- [PROBLEM]: Set down every entry again word for word, please, but skip the pictures.

Entries with chart source code
━━━━━━

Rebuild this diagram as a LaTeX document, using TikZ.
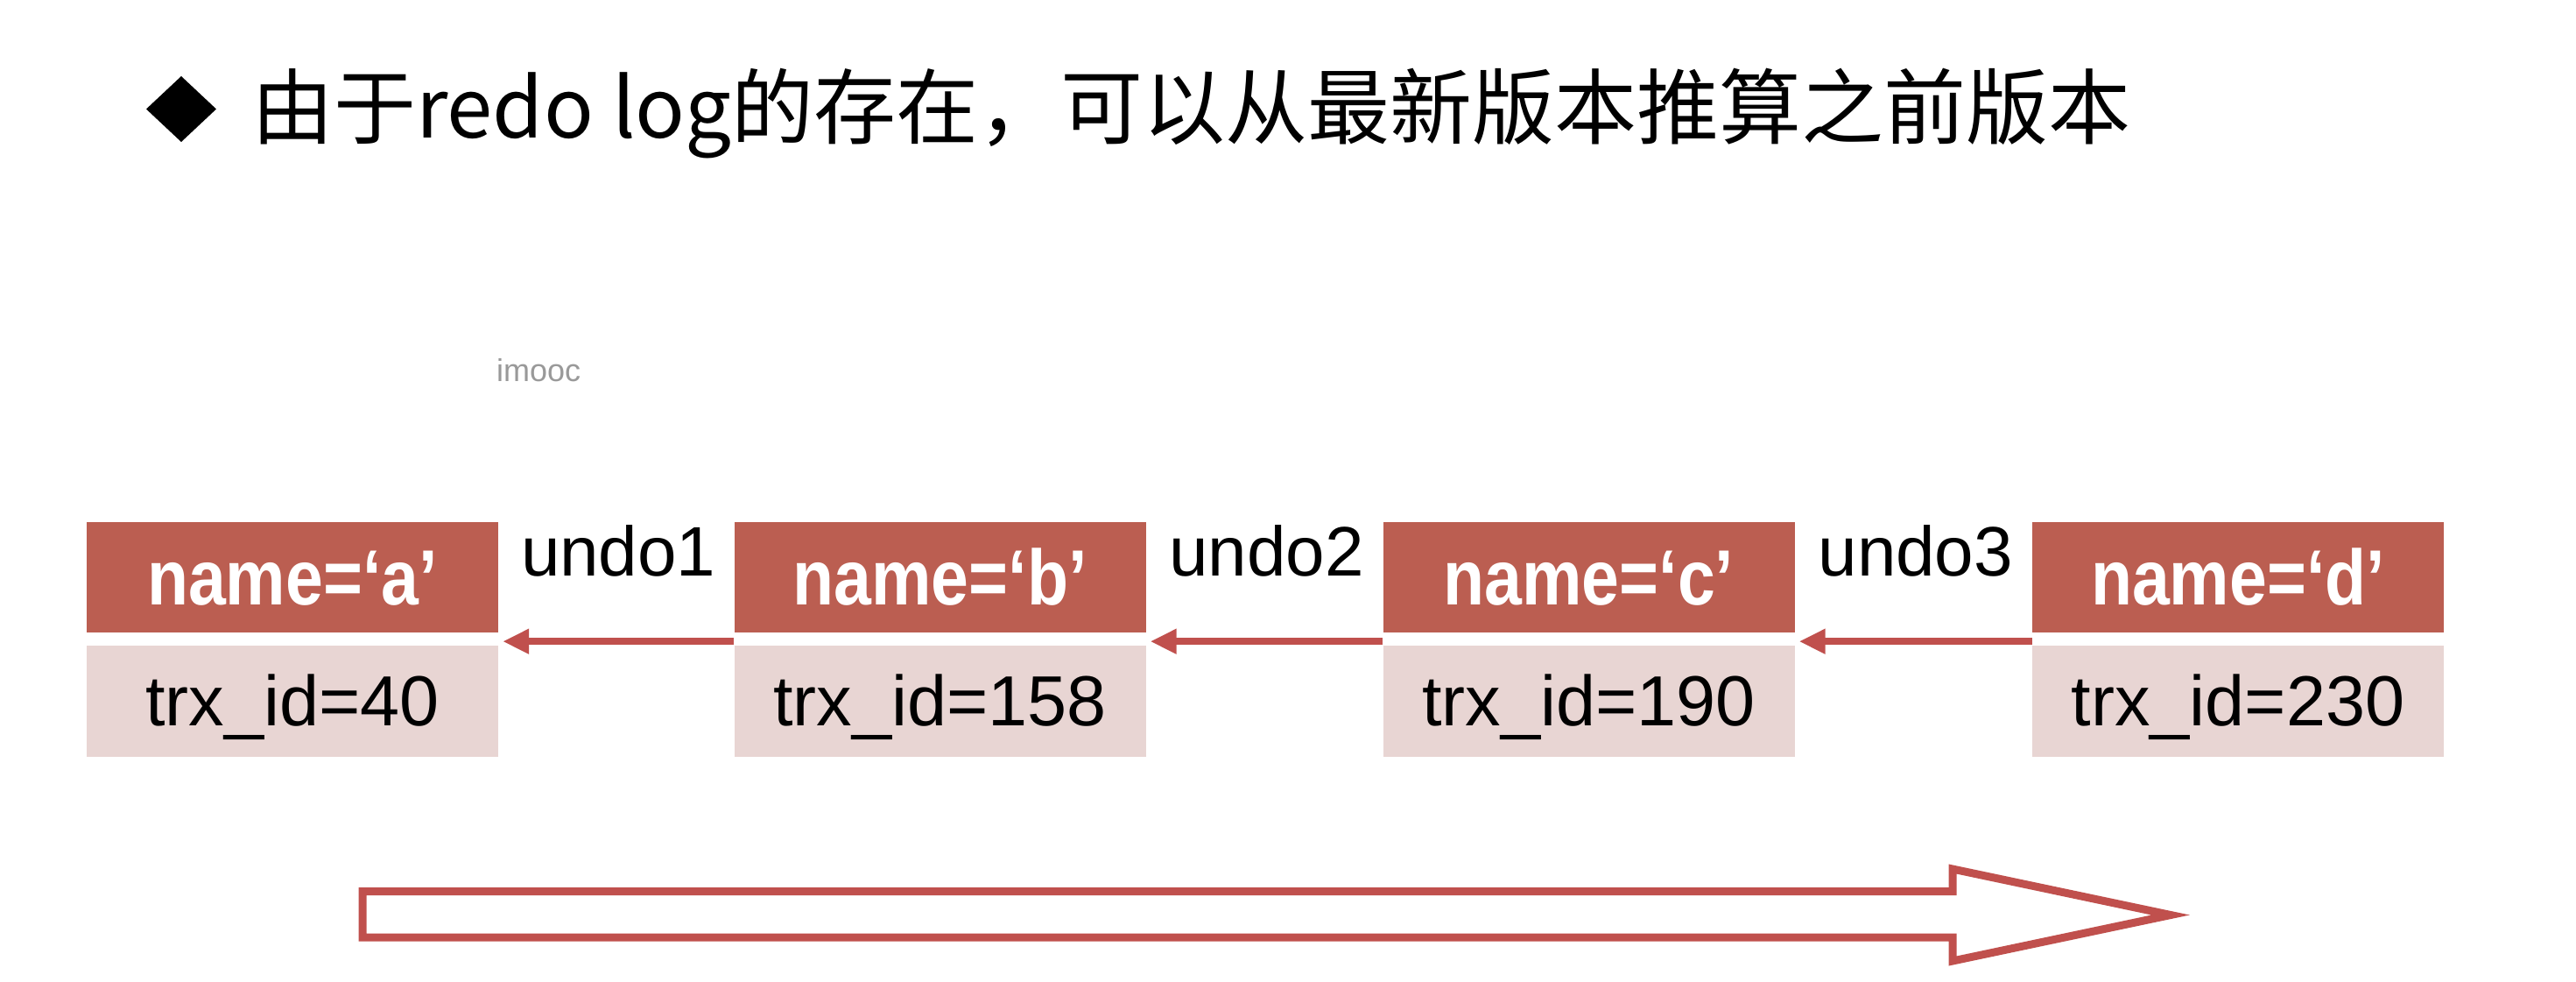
\documentclass[tikz,border=0pt]{standalone}
\usepackage{fontspec}
\setmainfont{Liberation Sans}
\newfontfamily\cjk{Noto Sans CJK SC}
\usetikzlibrary{arrows.meta}
\definecolor{hdr}{HTML}{BB5E51}
\definecolor{bdy}{HTML}{E8D5D3}
\definecolor{arr}{HTML}{C0504D}
\newcommand{\tallhdr}[1]{\scalebox{1}[1.16]{#1}}
\tikzset{
  hdrbox/.style={rectangle, fill=hdr, minimum width=470pt, minimum height=126pt, inner sep=0pt,
    text=white, font=\fontsize{77}{90}\selectfont\bfseries, text height=62pt, text depth=0pt},
  bdybox/.style={rectangle, fill=bdy, minimum width=470pt, minimum height=127pt, inner sep=0pt,
    text=black, font=\fontsize{81}{92}\selectfont, text height=55pt, text depth=0pt},
  undoarrow/.style={draw=arr, line width=8pt, -{Triangle[length=30pt,width=27pt]}},
  undolabel/.style={font=\fontsize{80}{92}\selectfont, anchor=base, inner sep=0pt, text=black},
  bigarrow/.style={draw=arr, line width=9pt, line join=miter}
}
\begin{document}
\begin{tikzpicture}[x=1pt,y=-1pt]
\useasboundingbox (0,0) rectangle (2942,1120);
% title
\fill (207,87) -- (247,124.5) -- (207,162) -- (167,124.5) -- cycle;
\node[anchor=base west, inner sep=0pt, font=\cjk\fontsize{94}{110}\selectfont] (title) at (287,157)
  {由于redo log的存在，可以从最新版本推算之前版本};
% watermark
\node[anchor=base west, inner sep=0pt, text=black!40, font=\fontsize{36}{40}\selectfont] (wm) at (567,435) {imooc};
% version boxes
\node[hdrbox] (ha) at (334,659) {\tallhdr{name=‘a’}};
\node[bdybox] (ba) at (334,800.5) {trx\_id=40};
\node[hdrbox] (hb) at (1073.5,659) {\tallhdr{name=‘b’}};
\node[bdybox] (bb) at (1073.5,800.5) {trx\_id=158};
\node[hdrbox] (hc) at (1814.5,659) {\tallhdr{name=‘c’}};
\node[bdybox] (bc) at (1814.5,800.5) {trx\_id=190};
\node[hdrbox] (hd) at (2556,659) {\tallhdr{name=‘d’}};
\node[bdybox] (bd) at (2556,800.5) {trx\_id=230};
% undo arrows
\draw[undoarrow] ([yshift=-10pt]hb.south west) -- ([xshift=5pt,yshift=-10pt]ha.south east)
  node[undolabel, midway, yshift=75pt] (u1) {undo1};
\draw[undoarrow] ([yshift=-10pt]hc.south west) -- ([xshift=5pt,yshift=-10pt]hb.south east)
  node[undolabel, midway, yshift=75pt] (u2) {undo2};
\draw[undoarrow] ([yshift=-10pt]hd.south west) -- ([xshift=5pt,yshift=-10pt]hc.south east)
  node[undolabel, midway, yshift=75pt] (u3) {undo3};
% big arrow
\draw[bigarrow] (414,1017.5) -- (2230,1017.5) -- (2230,992) -- (2479,1044.5) -- (2230,1097)
  -- (2230,1070) -- (414,1070) -- cycle;
\end{tikzpicture}
\end{document}
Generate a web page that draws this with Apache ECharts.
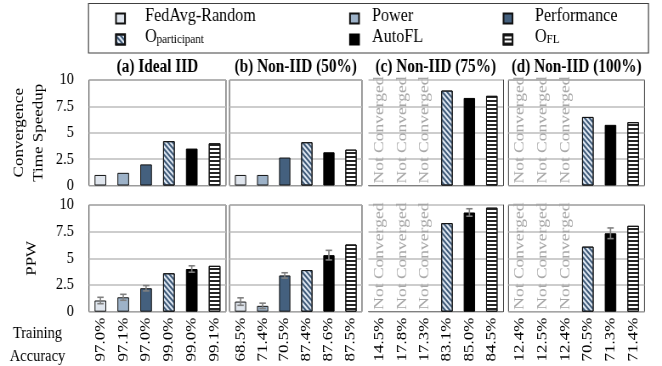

━━━━━━

- [CORRECT RESULT]:
Rebuild this diagram as a LaTeX document, using TikZ.
\documentclass[tikz,border=0pt]{standalone}
\usepackage{fontspec}
\setmainfont{Liberation Sans}
\newfontfamily\cjk{Noto Sans CJK SC}
\usetikzlibrary{arrows.meta}
\definecolor{hdr}{HTML}{BB5E51}
\definecolor{bdy}{HTML}{E8D5D3}
\definecolor{arr}{HTML}{C0504D}
\newcommand{\tallhdr}[1]{\scalebox{1}[1.16]{#1}}
\tikzset{
  hdrbox/.style={rectangle, fill=hdr, minimum width=470pt, minimum height=126pt, inner sep=0pt,
    text=white, font=\fontsize{77}{90}\selectfont\bfseries, text height=62pt, text depth=0pt},
  bdybox/.style={rectangle, fill=bdy, minimum width=470pt, minimum height=127pt, inner sep=0pt,
    text=black, font=\fontsize{81}{92}\selectfont, text height=55pt, text depth=0pt},
  undoarrow/.style={draw=arr, line width=8pt, -{Triangle[length=30pt,width=27pt]}},
  undolabel/.style={font=\fontsize{80}{92}\selectfont, anchor=base, inner sep=0pt, text=black},
  bigarrow/.style={draw=arr, line width=9pt, line join=miter}
}
\begin{document}
\begin{tikzpicture}[x=1pt,y=-1pt]
\useasboundingbox (0,0) rectangle (2942,1120);
% title
\fill (207,87) -- (247,124.5) -- (207,162) -- (167,124.5) -- cycle;
\node[anchor=base west, inner sep=0pt, font=\cjk\fontsize{94}{110}\selectfont] (title) at (287,157)
  {由于redo log的存在，可以从最新版本推算之前版本};
% watermark
\node[anchor=base west, inner sep=0pt, text=black!40, font=\fontsize{36}{40}\selectfont] (wm) at (567,435) {imooc};
% version boxes
\node[hdrbox] (ha) at (334,659) {\tallhdr{name=‘a’}};
\node[bdybox] (ba) at (334,800.5) {trx\_id=40};
\node[hdrbox] (hb) at (1073.5,659) {\tallhdr{name=‘b’}};
\node[bdybox] (bb) at (1073.5,800.5) {trx\_id=158};
\node[hdrbox] (hc) at (1814.5,659) {\tallhdr{name=‘c’}};
\node[bdybox] (bc) at (1814.5,800.5) {trx\_id=190};
\node[hdrbox] (hd) at (2556,659) {\tallhdr{name=‘d’}};
\node[bdybox] (bd) at (2556,800.5) {trx\_id=230};
% undo arrows
\draw[undoarrow] ([yshift=-10pt]hb.south west) -- ([xshift=5pt,yshift=-10pt]ha.south east)
  node[undolabel, midway, yshift=75pt] (u1) {undo1};
\draw[undoarrow] ([yshift=-10pt]hc.south west) -- ([xshift=5pt,yshift=-10pt]hb.south east)
  node[undolabel, midway, yshift=75pt] (u2) {undo2};
\draw[undoarrow] ([yshift=-10pt]hd.south west) -- ([xshift=5pt,yshift=-10pt]hc.south east)
  node[undolabel, midway, yshift=75pt] (u3) {undo3};
% big arrow
\draw[bigarrow] (414,1017.5) -- (2230,1017.5) -- (2230,992) -- (2479,1044.5) -- (2230,1097)
  -- (2230,1070) -- (414,1070) -- cycle;
\end{tikzpicture}
\end{document}
Generate a web page that draws this with Apache ECharts.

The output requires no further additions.